| DATA |
=======
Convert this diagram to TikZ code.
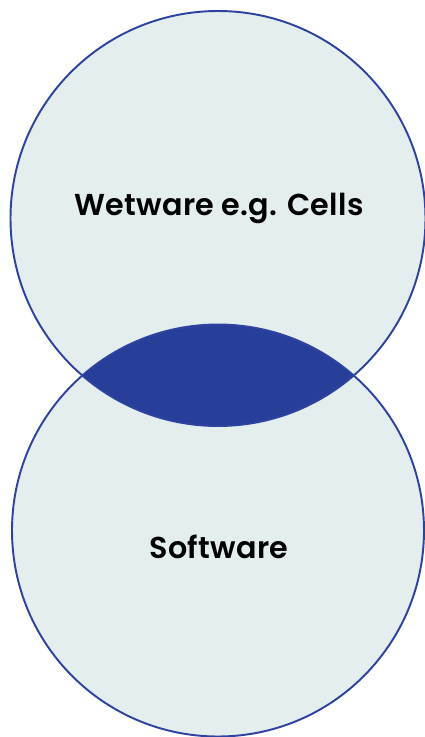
\documentclass[tikz,border=0pt]{standalone}
\usepackage{fontspec}
\setmainfont{Poppins}[BoldFont={Poppins SemiBold},LetterSpace=1]
\usepackage{tikz}

\definecolor{pale}{HTML}{E4EEEF}
\definecolor{rim}{HTML}{2E42A0}
\definecolor{lens}{HTML}{283F9A}

\begin{document}
\begin{tikzpicture}[x=0.02cm,y=-0.02cm]
\tikzstyle{label}=[font=\bfseries\fontsize{17.2}{20}\selectfont, text=black]
\useasboundingbox (0,0) rectangle (425,737);
% the two sets
\fill [pale] (218,218.5) circle (207.5);
\fill [pale] (218,530.5) circle (206);
% overlap
\begin{scope}
\clip (218,218.5) circle (207.5);
\fill [lens] (218,530.5) circle (206);
\end{scope}
\draw [rim, line width=1.1pt] (218,218.5) circle (207.5);
\draw [rim, line width=1.1pt] (218,530.5) circle (206);
\node [label] (wetware) at (219,208) {Wetware e.g. Cells};
\node [label] (software) at (219,547) {Software};
\end{tikzpicture}
\end{document}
=======
| WHAT THE TASK REQUIRES |
All the material shown above is to be copied exactly, with no pictures carried over.

| EXERCISE RESPONSE |
Convert this diagram to TikZ code.
\documentclass[tikz,border=0pt]{standalone}
\usepackage{fontspec}
\setmainfont{Poppins}[BoldFont={Poppins SemiBold},LetterSpace=1]
\usepackage{tikz}

\definecolor{pale}{HTML}{E4EEEF}
\definecolor{rim}{HTML}{2E42A0}
\definecolor{lens}{HTML}{283F9A}

\begin{document}
\begin{tikzpicture}[x=0.02cm,y=-0.02cm]
\tikzstyle{label}=[font=\bfseries\fontsize{17.2}{20}\selectfont, text=black]
\useasboundingbox (0,0) rectangle (425,737);
% the two sets
\fill [pale] (218,218.5) circle (207.5);
\fill [pale] (218,530.5) circle (206);
% overlap
\begin{scope}
\clip (218,218.5) circle (207.5);
\fill [lens] (218,530.5) circle (206);
\end{scope}
\draw [rim, line width=1.1pt] (218,218.5) circle (207.5);
\draw [rim, line width=1.1pt] (218,530.5) circle (206);
\node [label] (wetware) at (219,208) {Wetware e.g. Cells};
\node [label] (software) at (219,547) {Software};
\end{tikzpicture}
\end{document}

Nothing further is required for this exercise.